The set of variations, which begins with Prince Louis Ferdinand’s unostentatious menuetto stated in the simplest terms, then progresses through various contrapuntal  couplets, canons and inversions, before bursting into romantic rhapsodising, and a Adagio variation worthy of Chopin; I have always been tempted with the idea that this F minor variant was not by the Archduke Rudolph, but by Beethoven himself, ensuring, that his charge, and by extension, himself, looked as good as possible. There is no suggestion that Rudolph’s compositional technique was below par (Beethoven himself was particularly fond of a set of variations that Rudolph wrote on one of his themes), but rather, this variation has a depth of expression, a profound beauty that is of quite a different order from the rest of the piece. Particularly noteworthy, is that the ‘scale’ of not only each variation, of the piece itself grows from minute to minute, as the two instruments progressively vie with each other more and more, both in terms of virtuosity and emotional depth.

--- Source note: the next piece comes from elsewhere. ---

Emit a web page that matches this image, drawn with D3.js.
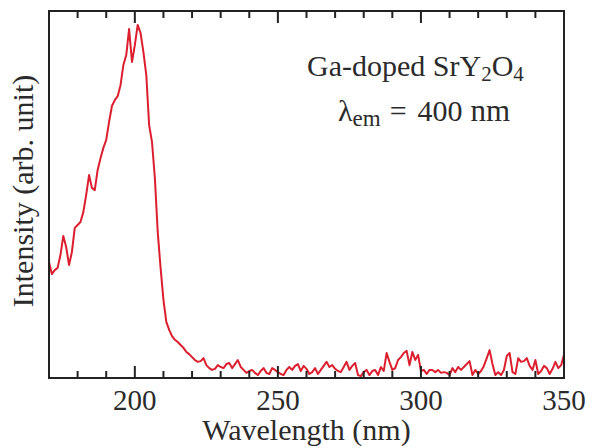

This work negotiates the dividing line between the ‘accompanied’ genre, for virtuoso keyboard and ‘subservient’ melody instrument, and the air variée made popular by Rode, where the piano provided an ‘oompah’ backdrop to violinistic rills and roulades. Having begun in the former, it switches to a ‘democratic’ sharing-out of the material, allowing the violin to have a virtuoso role that is completely absent in any of Beethoven’s ‘stand-alone’ works for piano and solo instrument, from the 1792  Variations on Se Vuol Ballare, to the 1817 Variations on National melodies Op 107 for flute and piano. However, this equality having been established, the piano suddenly switches over into concerto-esque mien as if evocation of the pianistic brilliance of the pugilistic prince, brushing the violin aside with warlike cadenzas, Hummel-esque chromatic flights and cannonades. At the last, the silenced violin tentatively reintroduces the original theme, now seeming seems rather pallid in comparison to all that it has engendered, maybe the last gasp of the slain prince on the battle field of Jena.

Of all the Viennese composers, perhaps it was Schubert who most successfully ‘solved’ the problem of the ‘stand-alone’ virtuoso duo variation. Works such as the flute Variations (clearly written with his violin in hand) on Trockne Blümen, and the 1825 variations that he wrote for the Czech Paganini-disciple Josef Slawik, Sei Mir Gegrüsst manage to eschew excessive ‘your-turn-my-turn’ deferment or the subservience of either player, incorporating mutual virtuosity and completely interwoven improvisational duetting in a manner that was frankly, not interesting to Beethoven. Curiously, earlier sets of variations for piano and violin by Weber come close to this model but were composed, typically for the period, in tandem with his violinist, the French virtuoso and composer, Lafont. He later worked extensively on joint works with the young Liszt, resulting in a set of variations on Le Marin.

Curiously, Beethoven seemed more ready to experiment with interwoven duo-writing within the medium of the ‘accompanied’ form.  Perhaps the fact was that autonomous duo variations tended to be aimed at the broader range of abilities of the amateur market, necessitating simpler string writing; of course, there was no financial imperative driving Rudolph’s compositions, so there was no need for him to tone down the demands on either player. Even in 1816, Beethoven was smartly rebuked by George Thomson, from whom he was making a lot of money with his folksong transcriptions for piano trio with voice, that his instrumental parts were too difficult and, would therefore reduce the potential sales. Beethoven had an ever keener eye to his profit margin, so this would quite naturally be a consideration in the composition of works, such as variations, aimed at the dilettante, bourgeois audience, huddled around their new fortepianos in the evenings.

Beethoven was writing chamber music for both ‘audiences’ simultaneously, skilled dilettante amateurs, and the rarefied circle of intellectuals around Baron von Swieten. A few years later, Beethoven sent George Smart the score for the aforementioned Op 95 F Minor quartet, pointedly named ‘Serioso’. In the letter attached to this Quartet, he wrote:

‘Nota Bene; this quartet is written for a small circle of connoisseurs and is never to be performed in public.’